Max Scherzer (Greg M. Cooper-USA TODAY Sports)
The Astros have a plethora of top pitching prospects. But what they are missing is that one proven, veteran arm.
Jarred Cosart certainly had success after his promotion last season, but you cannot expect him to anchor the rotation next season. The same goes for Mark Appel whenever Jeff Luhnow deems him ready for the major leagues.
The free agent market for starting pitchers is mediocre at best, and the options are limited even more with the fact that Ervin Santana and Ubaldo Jimenez received qualifying offers and would then cost the Astros a draft choice. There are other starting pitchers that are available with some talent and upside, but they also come with question marks. The best way for Houston to give the starting rotation the veteran upgrade it needs, is through the trade market.
From the start of this offseason, it was not a secret that Max Scherzer and/or Rick Porcello were available. However, if there was any doubt regarding Detroit’s plans for next year’s rotation, they put those to rest today.

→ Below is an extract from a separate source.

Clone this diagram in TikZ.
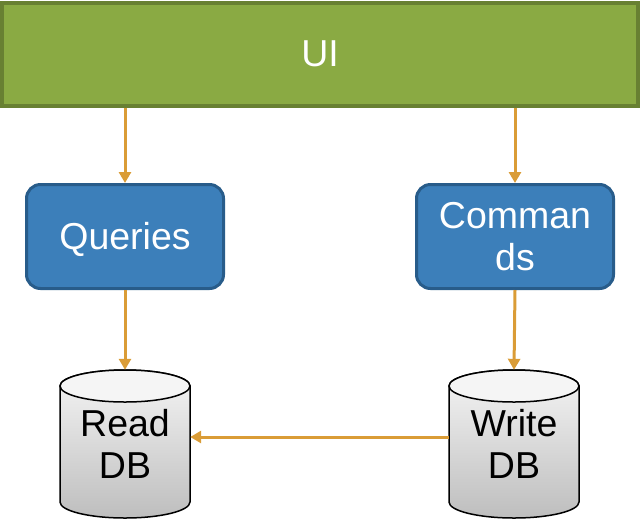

Last season Scherzer went 21-3 with a 2.90 ERA and .97 WHIP while striking out 240 batters in 214.1 innings. That came on the heels of a 2012 season that saw the right-hander strike out 231 batters in 187.2 innings. The 29-year old is eligible for arbitration this season and is likely to see a big payday before he becomes a free agent next year. And it must be noted that his agent is the notorious Scott Boras.
Porcello is also eligible for arbitration this year, and he has another season before he becomes a free agent. The 24-year old is talented, but has not had the success Scherzer has. Aside from his rookie campaign of 2009, last year was Porcello’s best. He was 13-8 with a 4.32 ERA and 1.28 WHIP with 142 strikeouts in 177 innings.
Without a doubt Scherzer is the better pitcher, but Porcello is more affordable both financially and on the trade market. So with both pitchers available, who should the Astros trade for?
The contract situations, both current and future, of the two starters would draw me towards Porcello. It would also cost the Astros less in terms of prospects to acquire him.
But Houston needs to make a splash here. At first my answer was Porcello as I just thought it made more sense, and he is a pretty good pitcher who will likely continue to improve. However, I’m not sure he will ever be a number one or two starter. But the more I think about it, Scherzer has to be the answer here. Detroit will not be able to retain Scherzer after this season due to their present financial commitments. Plus they could use the dollars freed up to improve other areas of their team, so he is certainly available.
Houston will not be able to sign a pitcher of Scherzer’s skill level on the free agent market. While Cosart and Appel in a few years could reach his level, they are not there yet. And the Astros need an anchor and a dominating starter in their rotation.
The cost might be painful here in prospects, but Scherzer is still only 29 years old, and there is a clear need. This is the perfect chance for the Astros to show they are serious about being winners.